Microsoft’s Super Bowl message: We’re an AI company now


Microsoft on Sunday is returning to the Super Bowl with a commercial for its AI-powered chatbot — a sign of the company’s determination to shed its image as a stodgy software maker and reorient its products around the promise of artificial intelligence.

The minute-long commercial, posted to YouTube on Thursday, depicts people using their mobile phones to access Copilot, the AI assistant Microsoft rolled out last year. The app is shown helping people to automate a variety of tasks, from generating snippets of computer code to creating digital art.

Microsoft’s Super Bowl spot, its first appearance in the game in four years, highlights the company’s efforts to reinvent itself as an AI-focused company. The tech giant has poured billions into developing its AI prowess, including investing $1 billion in OpenAI in 2019, and has integrated the technology into mainstay products like Microsoft Word, Excel and Azure.

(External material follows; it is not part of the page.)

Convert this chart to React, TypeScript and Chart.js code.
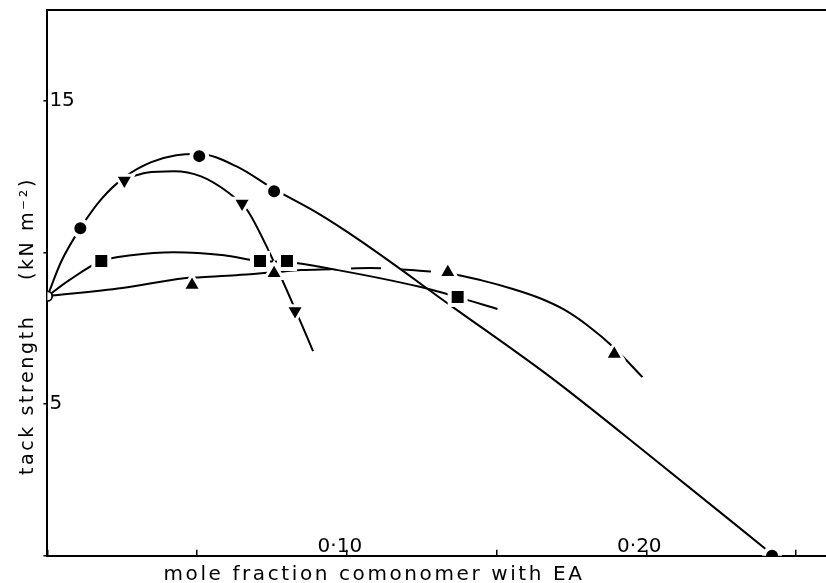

Now, Microsoft wants consumers and businesses searching for a boost from AI-powered programs to turn to its services, rather than rivals such as Google, which on Thursday announced an upgrade to its competing AI program. 

For global tech companies, much is riding on who ultimately wins the AI race, Wedbush Securities Analyst Dan Ives told CBS MoneyWatch, with projections that the market could swell to $1.3 trillion by 2032. “This is no longer your grandfather’s Microsoft … and the Super Bowl is a unique time to further change perceptions,” he said.

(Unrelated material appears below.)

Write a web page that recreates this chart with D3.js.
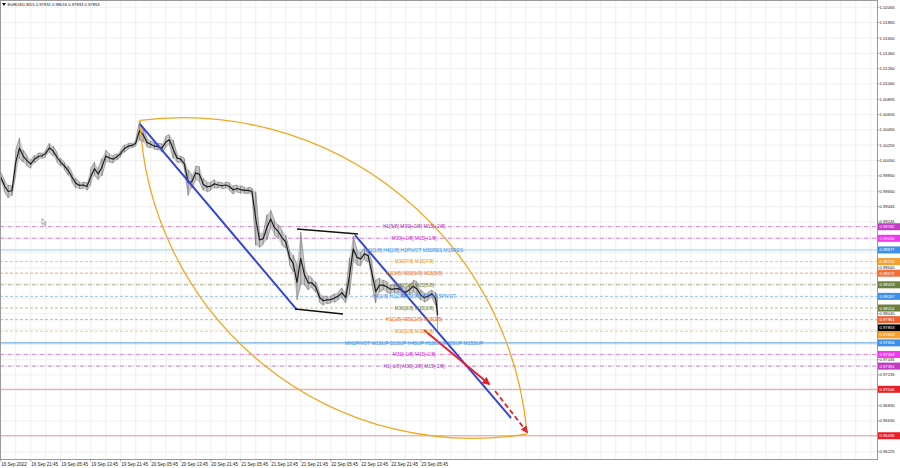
<!DOCTYPE html>
<html><head><meta charset="utf-8">
<script src="https://cdn.jsdelivr.net/npm/d3@7"></script>
<style>body{margin:0;background:#fff}svg{display:block}text{font-family:"Liberation Sans",Arial,sans-serif}</style>
</head><body><svg id="c" width="900" height="468"></svg>
<script>
// ---------- DATA ----------
const title = "EURUSD,M15  0.97931 0.98016 0.97833 0.97853";
const timeLabels = ["16 Sep 2022","16 Sep 21:45","19 Sep 05:45","19 Sep 13:45","19 Sep 21:45","20 Sep 05:45","20 Sep 13:45","20 Sep 21:45","21 Sep 05:45","21 Sep 13:45","21 Sep 21:45","22 Sep 05:45","22 Sep 13:45","22 Sep 21:45","23 Sep 05:45"];
const timeLabelBars = [0,32,64,96,128,160,192,224,256,288,320,352,384,416,448];
const priceTicks = [1.02065,1.01865,1.01660,1.01460,1.01260,1.01060,1.00855,1.00655,1.00455,1.00255,1.00050,0.99850,0.99650,0.99445,0.99245,0.99045,0.98845,0.98640,0.98440,0.98240,0.98040,0.97835,0.97635,0.97435,0.97235,0.97030,0.96830,0.96630,0.96430,0.96225];
const barIdx = d3.range(0, 465, 4).concat([466]);
const highs = [0.9990,0.9980,0.9973,0.9972,1.0019,1.0035,1.0019,1.0012,1.0006,1.0012,
 1.0015,1.0015,1.0019,1.0028,1.0024,1.0016,1.0008,1.0003,0.9998,0.9990,
 0.9982,0.9977,0.9977,0.9976,0.9995,1.0003,0.9995,1.0008,1.0019,1.0014,
 1.0012,1.0014,1.0019,1.0026,1.0028,1.0028,1.0032,1.0057,1.0048,1.0035,
 1.0031,1.0028,1.0028,1.0027,1.0037,1.0039,1.0032,1.0014,1.0011,1.0008,
 0.9993,0.9986,0.9998,0.9997,0.9982,0.9977,0.9977,0.9980,0.9977,0.9976,
 0.9977,0.9976,0.9972,0.9973,0.9972,0.9970,0.9970,0.9969,0.9964,0.9911,
 0.9910,0.9934,0.9940,0.9927,0.9921,0.9914,0.9907,0.9888,0.9881,0.9868,
 0.9911,0.9868,0.9854,0.9851,0.9846,0.9832,0.9827,0.9827,0.9827,0.9830,
 0.9832,0.9838,0.9832,0.9877,0.9906,0.9888,0.9885,0.9890,0.9888,0.9872,
 0.9848,0.9851,0.9848,0.9846,0.9842,0.9842,0.9843,0.9841,0.9838,0.9842,
 0.9848,0.9846,0.9835,0.9831,0.9832,0.9835,0.9832,0.9822];
const lows = [0.9977,0.9964,0.9956,0.9959,0.9986,1.0008,1.0003,0.9998,0.9995,1.0002,
 1.0006,1.0008,1.0010,1.0016,1.0011,1.0003,0.9998,0.9993,0.9986,0.9977,
 0.9969,0.9968,0.9969,0.9966,0.9973,0.9986,0.9980,0.9985,1.0003,1.0003,
 1.0002,1.0006,1.0010,1.0016,1.0020,1.0022,1.0024,1.0032,1.0030,1.0023,
 1.0022,1.0020,1.0019,1.0016,1.0022,1.0026,1.0008,1.0003,1.0003,0.9993,
 0.9959,0.9969,0.9980,0.9977,0.9966,0.9964,0.9966,0.9969,0.9969,0.9968,
 0.9969,0.9966,0.9961,0.9964,0.9962,0.9962,0.9962,0.9960,0.9894,0.9891,
 0.9895,0.9901,0.9917,0.9907,0.9903,0.9894,0.9890,0.9868,0.9859,0.9822,
 0.9842,0.9842,0.9835,0.9838,0.9832,0.9819,0.9815,0.9817,0.9818,0.9819,
 0.9822,0.9825,0.9818,0.9829,0.9872,0.9868,0.9867,0.9875,0.9872,0.9842,
 0.9818,0.9832,0.9835,0.9832,0.9830,0.9831,0.9831,0.9827,0.9826,0.9829,
 0.9832,0.9827,0.9822,0.9819,0.9822,0.9825,0.9815,0.9782];
const lastPrice = 0.97853;

const levelPrices = [0.99182,0.99030,0.98877,0.98724,0.98572,0.98419,0.98267,0.98114,0.97961,0.97809,0.97656,0.97504,0.97351];
const levelKinds  = ["p2","p1","res","o7","o6","g5","piv","g3","o2","o1","sup","m1","m2"];
const levelTexts  = ["H1[5/8] M30[+2/8] M15[+2/8]","M30[+1/8] M15[+1/8]","W1[1/8] H4[2/8] H1PIVOT M30RES M15RES","M30[7/8] M15[7/8]","H1[3/8] M30[6/8] M15[6/8]","M30[5/8] M15[5/8]","H4[1/8] H1[2/8] M30PIVOT M15PIVOT","M30[3/8] M15[3/8]","H1[1/8] M30[2/8] M15[2/8]","M30[1/8] M15[1/8]","MN1PIVOT W1SUP D1SUP H4SUP H1SUP M30SUP M15SUP","M30[-1/8] M15[-1/8]","H1[-1/8] M30[-2/8] M15[-2/8]"];
const textBar = 441;
const redLevels = [0.97046, 0.96436];

// drawn objects: [bar, price] pairs
const arcStart = [148.6, 1.0058], arcEnd = [561.4, 0.9646];
const blueLine1 = [[148.6, 1.0053],[316, 0.9809]];
const blueLine2 = [[377.9, 0.99073],[544.3, 0.96669]];
const blackUpper = [[316, 0.99152],[381.1, 0.99086]];
const blackLower = [[313.9, 0.98101],[365.1, 0.98035]];
const redSolid = [[451.5, 0.97825],[520.9, 0.97115]];
const redDashed = [[527.3, 0.97023],[561.4, 0.96485]];
const cursorAt = [44.0, 0.9929];

// ---------- STYLES ----------
const kindStyle = {
  p2:{line:"#c070c0",box:"#c03cc0",text:"#a83ca8",dash:"4,1.5,1,1.5"},
  p1:{line:"#e070e0",box:"#ec3cec",text:"#d030d0",dash:"4,1.5,1,1.5"},
  res:{line:"#8cc8ec",box:"#3d8fe8",text:"#3d8fe8",dash:null},
  o7:{line:"#f2c070",box:"#f5a030",text:"#e8a030",dash:"3,2"},
  o6:{line:"#f09a70",box:"#f07038",text:"#e87038",dash:"3,2"},
  g5:{line:"#98a878",box:"#6b7f3e",text:"#6b7f3e",dash:"4,1.5,1,1.5"},
  piv:{line:"#90bcec",box:"#3d8fe8",text:"#3d8fe8",dash:"3,2"},
  g3:{line:"#b0bc90",box:"#6b7f3e",text:"#6b7f3e",dash:"3,2"},
  o2:{line:"#f09a70",box:"#f06030",text:"#e86a30",dash:"3,2"},
  o1:{line:"#f2c878",box:"#f5a030",text:"#e8a030",dash:"3,2"},
  sup:{line:"#6eb0e4",box:"#3d8fe8",text:"#3d8fe8",dash:null},
  m1:{line:"#e070e0",box:"#ec3cec",text:"#d030d0",dash:"4,1.5,1,1.5"},
  m2:{line:"#c070c0",box:"#c03cc0",text:"#a83ca8",dash:"4,1.5,1,1.5"}
};

// ---------- CHART ----------
const svg = d3.select("#c");
const W = 877.5, H = 459.5;
const x = d3.scaleLinear().domain([0, 935]).range([0.7, 877.3]);
const y = d3.scaleLinear().domain([0.96225, 1.02065]).range([451.8, 7.3]);

const defs = svg.append("defs");
defs.append("clipPath").attr("id","clip").append("rect").attr("x",0).attr("y",0).attr("width",W).attr("height",H);
defs.append("marker").attr("id","ah").attr("viewBox","0 0 10 10").attr("refX",8).attr("refY",5)
  .attr("markerWidth",4).attr("markerHeight",4).attr("orient","auto")
  .append("path").attr("d","M0,0 L10,5 L0,10 z").attr("fill","#e8202a");

svg.append("rect").attr("width",900).attr("height",468).attr("fill","#fff");
const g = svg.append("g").attr("clip-path","url(#clip)");

// grid
const vgrid = d3.range(16, 935, 16);
g.selectAll(".vg").data(vgrid).join("line")
  .attr("x1",d=>x(d)).attr("x2",d=>x(d)).attr("y1",0).attr("y2",H)
  .attr("stroke","#ececec").attr("stroke-width",0.8);
g.selectAll(".hg").data(priceTicks).join("line")
  .attr("x1",0).attr("x2",W).attr("y1",d=>y(d)).attr("y2",d=>y(d))
  .attr("stroke","#ececec").attr("stroke-width",0.8);

// horizontal levels
g.selectAll(".lvl").data(levelPrices).join("line")
  .attr("x1",0).attr("x2",W).attr("y1",d=>y(d)).attr("y2",d=>y(d))
  .attr("stroke",(d,i)=>kindStyle[levelKinds[i]].line)
  .attr("stroke-width",(d,i)=>levelKinds[i]==="sup"?1.2:0.9)
  .attr("stroke-dasharray",(d,i)=>kindStyle[levelKinds[i]].dash);
g.selectAll(".red").data(redLevels).join("line")
  .attr("x1",0).attr("x2",W).attr("y1",d=>y(d)).attr("y2",d=>y(d))
  .attr("stroke","#f09090").attr("stroke-width",0.9);

// price: grey high-low band + thin bar zigzag + dark mid line
const idx = d3.range(barIdx.length);
g.append("path").datum(idx)
  .attr("d", d3.area().x(i=>x(barIdx[i])).y0(i=>y(lows[i])).y1(i=>y(highs[i])))
  .attr("fill","#b0b0b0").attr("opacity",0.7);
const zig = [];
idx.forEach(i=>{
  const up = i%2===0;
  zig.push([x(barIdx[i]), y(up?lows[i]:highs[i])]);
  zig.push([x(barIdx[i]), y(up?highs[i]:lows[i])]);
});
g.append("path").attr("d", d3.line()(zig))
  .attr("fill","none").attr("stroke","#444").attr("stroke-width",0.5).attr("opacity",0.8);
g.append("path").datum(idx)
  .attr("d", d3.line().x(i=>x(barIdx[i])).y(i=>y((highs[i]+lows[i])/2)))
  .attr("fill","none").attr("stroke","#1c1c1c").attr("stroke-width",1.2).attr("stroke-linejoin","round");

// arcs
function arcPath(p1, p2, sag, sweep){
  const a=[x(p1[0]),y(p1[1])], b=[x(p2[0]),y(p2[1])];
  const c=Math.hypot(b[0]-a[0],b[1]-a[1])/2;
  const R=(c*c+sag*sag)/(2*sag);
  return `M${a[0]},${a[1]} A${R},${R} 0 0 ${sweep} ${b[0]},${b[1]}`;
}
g.append("path").attr("d",arcPath(arcStart,arcEnd,106,1)).attr("fill","none").attr("stroke","#f0a820").attr("stroke-width",1.3);
g.append("path").attr("d",arcPath(arcStart,arcEnd,112,0)).attr("fill","none").attr("stroke","#f0a820").attr("stroke-width",1.3);

const seg = (pts, color, w, dash, marker) => {
  const l = g.append("line")
    .attr("x1",x(pts[0][0])).attr("y1",y(pts[0][1]))
    .attr("x2",x(pts[1][0])).attr("y2",y(pts[1][1]))
    .attr("stroke",color).attr("stroke-width",w);
  if (dash) l.attr("stroke-dasharray",dash);
  if (marker) l.attr("marker-end","url(#ah)");
};
seg(blueLine1,"#3344d8",2);
seg(blueLine2,"#3344d8",2);
seg(blackUpper,"#111",1.5);
seg(blackLower,"#111",1.5);
seg(redSolid,"#e8202a",2,null,true);
seg(redDashed,"#e8202a",1.8,"5,3",true);

// level texts
g.selectAll(".lt").data(levelPrices).join("text")
  .attr("x",x(textBar)).attr("y",d=>y(d)+1.7).attr("text-anchor","middle")
  .attr("font-size",4.9).attr("fill",(d,i)=>kindStyle[levelKinds[i]].text)
  .text((d,i)=>levelTexts[i]);

// mouse pointer
const cx0 = x(cursorAt[0]), cy0 = y(cursorAt[1]);
g.append("path").attr("d",`M${cx0},${cy0} l0,6 l1.5,-1.4 l1.3,2.6 l1,-0.5 l-1.3,-2.5 l2,0 z`)
  .attr("fill","#fff").attr("stroke","#555").attr("stroke-width",0.5);

// frame
svg.append("rect").attr("x",0.5).attr("y",0.5).attr("width",W-0.5).attr("height",H-0.5)
  .attr("fill","none").attr("stroke","#9a9a9a").attr("stroke-width",1);

// title
svg.append("path").attr("d","M2,3 L6,3 L4,6 z").attr("fill","#111");
svg.append("text").attr("x",7.5).attr("y",6.3).attr("font-size",4.2).attr("fill","#111").text(title);

// axis boxes (collision-adjusted positions)
const boxes = levelPrices.map((p,i)=>({p, c:kindStyle[levelKinds[i]].box}))
  .concat(redLevels.map(p=>({p,c:"#e8202a"})))
  .concat([{p:lastPrice,c:"#000"}])
  .map(b=>({...b, yy:y(b.p)}))
  .sort((a,b)=>a.yy-b.yy);
for (let i=1;i<boxes.length;i++) if (boxes[i].yy-boxes[i-1].yy<7) boxes[i].yy=boxes[i-1].yy+7;

// y axis ticks (skip those hidden under boxes)
const visTicks = priceTicks.filter(t=>boxes.every(b=>Math.abs(y(t)-b.yy)>4.5));
const ya = svg.append("g");
ya.selectAll("line").data(priceTicks).join("line")
  .attr("x1",W).attr("x2",W+2).attr("y1",d=>y(d)).attr("y2",d=>y(d)).attr("stroke","#777").attr("stroke-width",0.6);
ya.selectAll("text").data(visTicks).join("text")
  .attr("x",879.5).attr("y",d=>y(d)+1.5).attr("font-size",4.2).attr("fill","#222")
  .text(d=>d.toFixed(5));

const bg = svg.append("g").selectAll("g").data(boxes).join("g");
bg.append("rect").attr("x",878).attr("y",d=>d.yy-3.5).attr("width",22).attr("height",7).attr("fill",d=>d.c);
bg.append("text").attr("x",879.5).attr("y",d=>d.yy+1.5).attr("font-size",4.2).attr("fill","#fff").text(d=>d.p.toFixed(5));

// x axis
svg.selectAll(".xt").data(timeLabelBars).join("text")
  .attr("x",(d)=>x(d)+0.5).attr("y",465.8).attr("font-size",4.5).attr("fill","#222")
  .text((d,i)=>timeLabels[i]);
svg.selectAll(".xtk").data(timeLabelBars).join("line")
  .attr("x1",d=>x(d)).attr("x2",d=>x(d)).attr("y1",H).attr("y2",H+2).attr("stroke","#777").attr("stroke-width",0.6);
</script></body></html>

Microsoft Game Day Commercial | Copilot: Your everyday AI companion by
Microsoft on

Advertisers are paying about $7 million for 30 seconds of airtime in this year’s game, with an expected audience that could swell to more than 100 million viewers. 

Microsoft wants viewers to know that its Copilot app is getting an upgrade “coincident with the launch of our Super Bowl ad,” including a “cleaner, sleeker look” and suggested prompts that could help people tap its AI capabilities, wrote Microsoft Consumer Chief Marketing officer Yusuf Mehdi in a blog post this week. 

Microsoft’s strategy so far is paying dividends. Its cloud-based revenue surged 24% to $33.7 billion in its most recent quarter, helped by the integration of AI into its Azure cloud computing service, for example. And investors are buying in — the company’s market valuation of $3.1 trillion now ranks it ahead of Apple as the world’s most valuable company.

The Super Bowl has become the most-watched primetime telecast in recent years, as viewing audiences have become more fragmented with the rise of streaming platforms and social media. In 2023, the event attracted an audience of roughly 115 million viewers, or twice as many spectators as the second most-watched televised event that year, according to Variety’s primetime ranking. 

Behind the scenes of some upcoming Super Bowl ads


According to Ives, that unmatched exposure could help Microsoft maintain its lead over several big tech companies in an increasingly intense face to dominate the AI market.  

“It was a poker move for the ages with Microsoft getting ahead in AI … now others are chasing them,” Ives said. Microsoft “is in a Ferrari in the left lane going 100 miles an hour, while other competitors are in a minivan going 30 miles an hour.”